The investigative website ProPublica last year spotlighted the growing role of these shadowy groups and their “dark money” on campaign finance, noting that as the 2012 election approached they’d outspent traditional political action committees in the purchase of campaign ads.
Senate Finance Committee Chairman Max Baucus, D-Mont., scheduled a hearing for next week and intends to look beyond the narrower question of tea party targeting by the IRS.
“There is another important question that needs to be asked: Is there a fault in the tax code that may have contributed to the IRS taking such unacceptable steps? Do we need a better definition of what organizations qualify for tax exemptions?” Baucus asked.
House Minority Leader Nancy Pelosi, D-Calif., said Thursday that she’ll push for a legal change that returns the 501 (c) 4 to its original intention of promoting social welfare.
“So from my standpoint, I think that they should not have any political purpose. And I would hope that we could change the law on that,” Pelosi said.
Republicans aren’t talking about legal changes, instead keeping the heat squarely on the IRS behavior under existing law.
“I want to know how this happened, who was responsible for it,” House Speaker John Boehner, R-Ohio, said Thursday. “Section 7214 of the Title 26 of the U.S. Code states very clearly any officer or employee of the United States acting in connection with any revenue law of the United States who is guilty of extortion or willful oppression under the color of law shall be dismissed from office and, if convicted, be fined up to $10,000 and spend five years in jail.”
A report by the Treasury Department’s inspector general for tax administration faulted the IRS for using unclear criteria to determine tax-exempt status and recommended definitions that are more specific when an application for tax-exempt status is flagged for scrutiny.
“A lot of it is guesswork, and that’s what makes it difficult. There’s also a question of what the IRS should be doing,” said Jeremy Koulish, a researcher at the Center for Non-Profits and Philanthropy at the Urban Institute, a centrist policy think tank. “Somebody has to decide whether organizations deserve the status they are getting, and that has fallen to the IRS. But because the regulatory environment is so muddy, the evidence suggests we need more clarity in the rules.”
Earl Copilevitz isn’t so sure about that. The senior partner in the Kansas City, Mo., law firm of Copilevitz & Canter has helped establish tax-exempt organizations for years. Most of the groups that sound political in nature, he cautioned, still meet the criteria of providing a social welfare function through their education and outreach efforts.
“That’s the mouse hole they’re going through to justify the tax-exempt status,” he said, noting that issues such as gun control or abortion are closely linked to the political debate but still involve a strong social welfare component.

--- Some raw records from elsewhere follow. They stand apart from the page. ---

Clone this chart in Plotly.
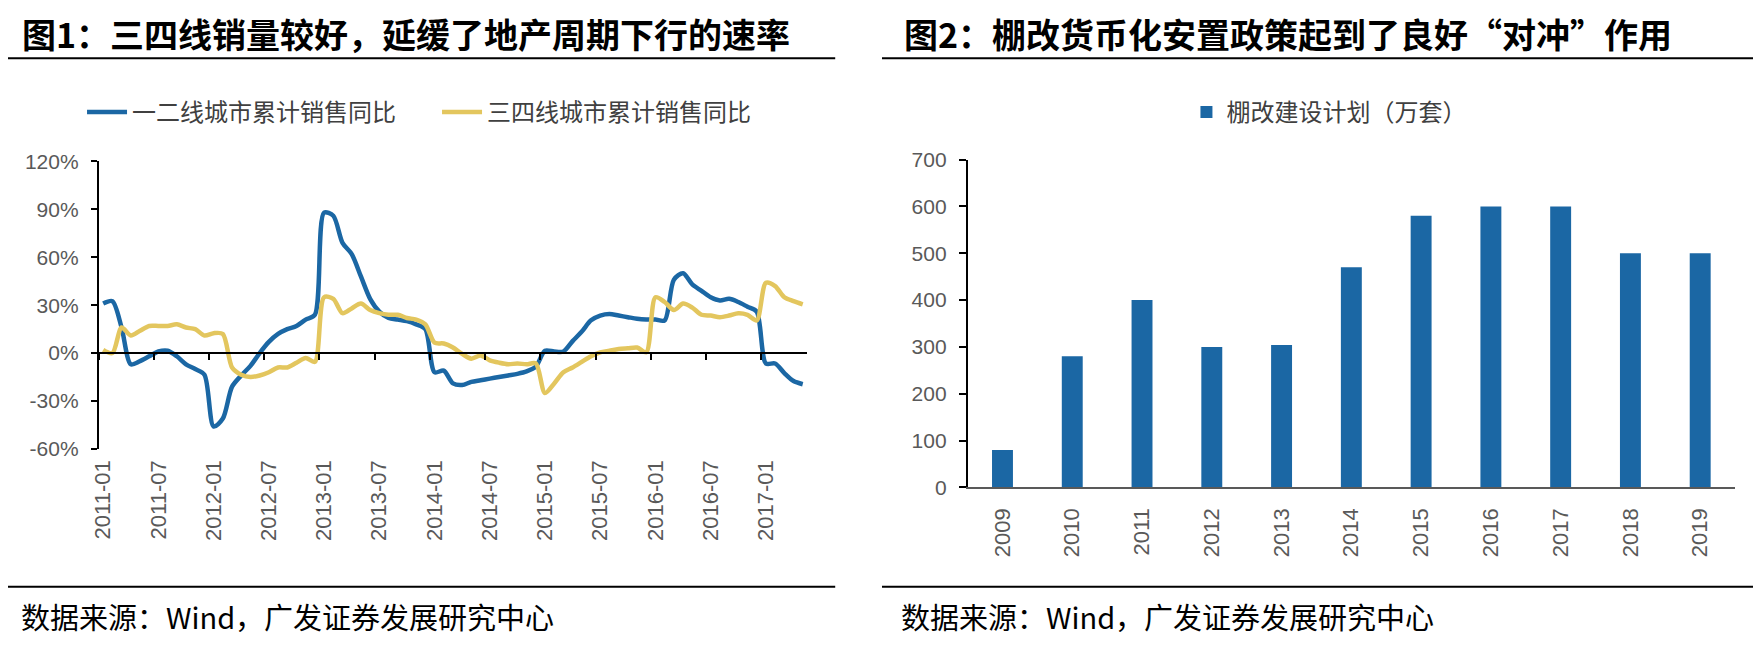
import plotly.graph_objects as go

W, H = 1753, 647

# ---------------- data ----------------
months = [f"{y}-{m:02d}" for y in range(2011, 2018) for m in range(1, 13)][:77]  # 2011-01 .. 2017-05

tier12_yoy = [31, 32.5, 16, -7, -5, -2, 1, 1.5, -2, -7, -10, -13.5,
              -46, -41, -21, -14, -8, 0, 7, 12, 15, 17, 21, 24,
              88, 86, 69, 62, 48, 34, 26, 22, 21, 20, 18, 15,
              -12, -11, -19, -20, -18, -17, -16, -15, -14, -13, -11.5, -8.5,
              1.5, 1, 1, 7.5, 13.5, 20.5, 23.5, 24.5, 23.5, 22.5, 21.5, 21,
              21, 20.5, 46, 50, 43, 39, 35, 33, 34, 32, 29, 26,
              -6.5, -6.5, -12.5, -17.5, -19.5]

tier34_yoy = [2, 0, 16, 11, 14, 17, 17, 17, 18, 16, 15, 11,
              12.5, 12, -9, -13.5, -15, -14, -12, -9, -9, -6, -3, -5.5,
              35, 34, 25, 28, 31, 27, 25, 24, 24, 22, 21, 18,
              6.5, 6, 3.5, -0.5, -3.5, -1.5, -4.5, -6, -7, -6.5, -7, -6.5,
              -25, -19, -12, -9, -5.5, -2, 0.5, 1.5, 2.5, 3, 3.5, 0.5,
              35, 32, 27, 31, 28.5, 24, 23.5, 22.5, 23.5, 25, 24, 20.5,
              44, 42, 35, 32.5, 30.5]

pct_ticks = [-60, -30, 0, 30, 60, 90, 120]
pct_labels = [f"{v}%" for v in pct_ticks]

years = ["2009", "2010", "2011", "2012", "2013", "2014", "2015", "2016", "2017", "2018", "2019"]
shed_plan = [80, 280, 400, 300, 304, 470, 580, 600, 600, 500, 500]
bar_ticks = [0, 100, 200, 300, 400, 500, 600, 700]

name12 = "一二线城市累计销售同比"
name34 = "三四线城市累计销售同比"
name_bar = "棚改建设计划（万套）"
title1 = "图1：三四线销量较好，延缓了地产周期下行的速率"
title2 = "图2：棚改货币化安置政策起到了良好“对冲”作用"
source = "数据来源：Wind，广发证券发展研究中心"

# ---------------- style ----------------
BLUE = "#1B67A4"
YELLOW = "#E3C65E"
GRAY = "#595959"
CJK = "Noto Sans CJK SC"
LAT = "Liberation Sans, Arial"

def px_x(p):
    return p / W

def px_y(p):
    return 1 - p / H

# plot areas (pixel based layout)
l_dom_x = [px_x(91), px_x(803)]
l_dom_y = [px_y(453), px_y(155)]
r_dom_x = [px_x(964), px_x(1735)]
r_dom_y = [px_y(493), px_y(153)]
l_range = [-60, 120]
zero_pos = l_dom_y[0] + (l_dom_y[1] - l_dom_y[0]) * (0 - l_range[0]) / (l_range[1] - l_range[0])

fig = go.Figure()

fig.add_trace(go.Scatter(x=months, y=tier12_yoy, name=name12, mode="lines",
                         line=dict(color=BLUE, width=4.5, shape="spline", smoothing=0.8),
                         xaxis="x", yaxis="y", legend="legend"))
fig.add_trace(go.Scatter(x=months, y=tier34_yoy, name=name34, mode="lines",
                         line=dict(color=YELLOW, width=4.5, shape="spline", smoothing=0.8),
                         xaxis="x", yaxis="y", legend="legend"))
# invisible helper trace for the axis drawn across the 0% line
fig.add_trace(go.Scatter(x=months, y=tier12_yoy, mode="lines", opacity=0,
                         line=dict(width=0), hoverinfo="skip", showlegend=False,
                         xaxis="x2", yaxis="y"))

fig.add_trace(go.Bar(x=years, y=shed_plan, name=name_bar, marker=dict(color=BLUE, line=dict(width=0)),
                     xaxis="x3", yaxis="y3", legend="legend2"))

tick_font = dict(family=LAT, size=21, color=GRAY)

fig.update_layout(
    width=W, height=H,
    margin=dict(l=0, r=0, t=0, b=0),
    paper_bgcolor="white", plot_bgcolor="white",
    showlegend=True,
    xaxis=dict(domain=l_dom_x, anchor="y", type="category", categoryorder="array",
               categoryarray=months, range=[-0.5, len(months) - 0.5],
               tickmode="linear", tick0=0, dtick=6, tickangle=-90,
               showline=False, ticks="", showgrid=False, zeroline=False,
               tickfont=dict(family=LAT, size=22, color=GRAY), ticklabelstandoff=6),
    xaxis2=dict(overlaying="x", anchor="free", position=zero_pos, type="category",
                categoryorder="array", categoryarray=months,
                range=[-0.5, len(months) - 0.5], tickmode="linear", tick0=0, dtick=6,
                showline=True, linecolor="black", linewidth=1.5,
                ticks="outside", tickson="boundaries", ticklen=6, tickwidth=1.5, tickcolor="black",
                showticklabels=False, showgrid=False, zeroline=False),
    yaxis=dict(domain=l_dom_y, anchor="x", range=l_range, tickmode="array",
               tickvals=pct_ticks, ticktext=pct_labels, showline=True, linecolor="black",
               linewidth=1.5, ticks="outside", ticklen=6, tickwidth=1.5, tickcolor="black",
               showgrid=False, zeroline=False, tickfont=tick_font, ticklabelstandoff=8),
    xaxis3=dict(domain=r_dom_x, anchor="y3", type="category", tickangle=-90,
                showline=True, linecolor="#595959", linewidth=2, ticks="",
                showgrid=False, zeroline=False,
                tickfont=dict(family=LAT, size=22, color=GRAY), ticklabelstandoff=10),
    yaxis3=dict(domain=r_dom_y, anchor="x3", range=[0, 700], tickmode="array",
                tickvals=bar_ticks, showline=True, linecolor="black", linewidth=1.5,
                ticks="outside", ticklen=7, tickwidth=1.5, tickcolor="black",
                showgrid=False, zeroline=False, tickfont=tick_font, ticklabelstandoff=8),
    bargap=0.7,
    legend=dict(orientation="h", x=px_x(431), xanchor="center", y=px_y(104), yanchor="middle",
                font=dict(family=CJK, size=24, color="#404040"), bgcolor="rgba(0,0,0,0)",
                itemwidth=40, entrywidth=300, traceorder="normal"),
    legend2=dict(orientation="h", x=px_x(1327), xanchor="center", y=px_y(104), yanchor="middle",
                 font=dict(family=CJK, size=24, color="#404040"), bgcolor="rgba(0,0,0,0)"),
)

# titles and source notes
ann = []
for xx, txt in [(12, title1), (898, title2)]:
    ann.append(dict(text=txt, x=px_x(xx), y=px_y(22), xref="paper", yref="paper",
                    xanchor="left", yanchor="middle", showarrow=False,
                    font=dict(family=CJK, size=34, color="black", weight="bold")))
for xx in (11, 895):
    ann.append(dict(text=source, x=px_x(xx), y=px_y(626), xref="paper", yref="paper",
                    xanchor="left", yanchor="middle", showarrow=False,
                    font=dict(family=CJK, size=29, color="black")))
fig.update_layout(annotations=ann)

# separator rules
shapes = []
for yy in (48, 596):
    shapes.append(dict(type="line", xref="paper", yref="paper", x0=0, x1=px_x(831),
                       y0=px_y(yy), y1=px_y(yy), line=dict(color="black", width=2)))
    shapes.append(dict(type="line", xref="paper", yref="paper", x0=px_x(878), x1=1,
                       y0=px_y(yy), y1=px_y(yy), line=dict(color="black", width=2)))
fig.update_layout(shapes=shapes)

fig.write_html("out.html", config={"displayModeBar": False},
               post_script="document.body.style.margin='0';document.body.style.overflow='hidden';")
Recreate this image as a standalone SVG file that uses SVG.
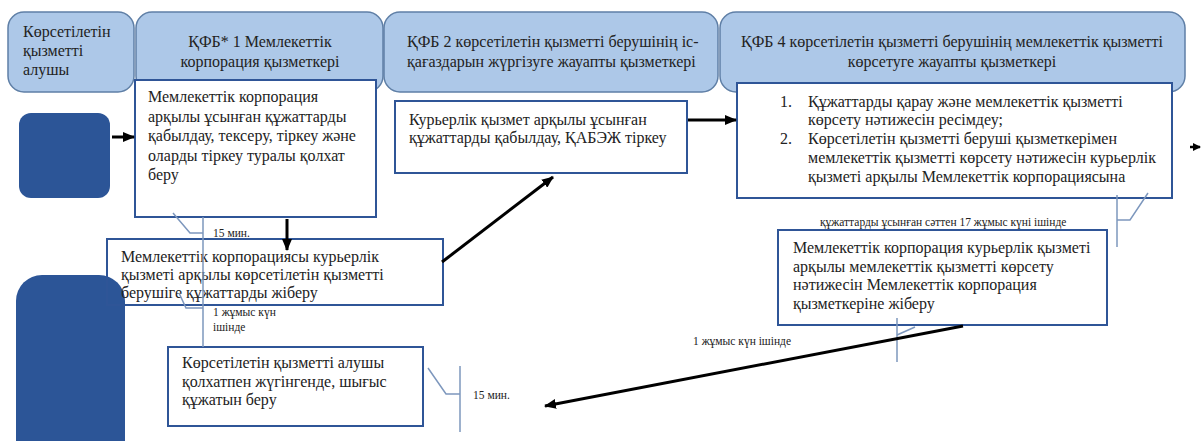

On the issue of qualification, the IRS itself offers a very broad disclaimer.
“Although the service has been making an effort to refine and clarify this area, (section) 501(c)(4) remains in some degree a catch-all for presumptively beneficial nonprofit organizations that resist classification under the other exempting provisions of the code,” the agency noted. “Unfortunately, this condition exists because ‘social welfare’ is inherently an abstruse concept that continues to defy precise definition.”
A tax-exempt designation for social welfare groups dates back to the Tariff Act of 1913, in part because of a push by the U.S. Chamber of Commerce for exclusion of civic groups and organizations that promoted commerce. That same year, the 16th Amendment was ratified, allowing Congress to levy federal taxes, the modern income tax was born and the tax-exempt designation gravitated to the new tax code.
For much of its history, groups under this designation were as advertised. But over the past decade, applications for this designation took on a decidedly more political nature. There were 2,774 applications for the special tax-exempt status in fiscal 2012, vs. 2,033 in fiscal 2000.
William Douglas of the Washington Bureau contributed.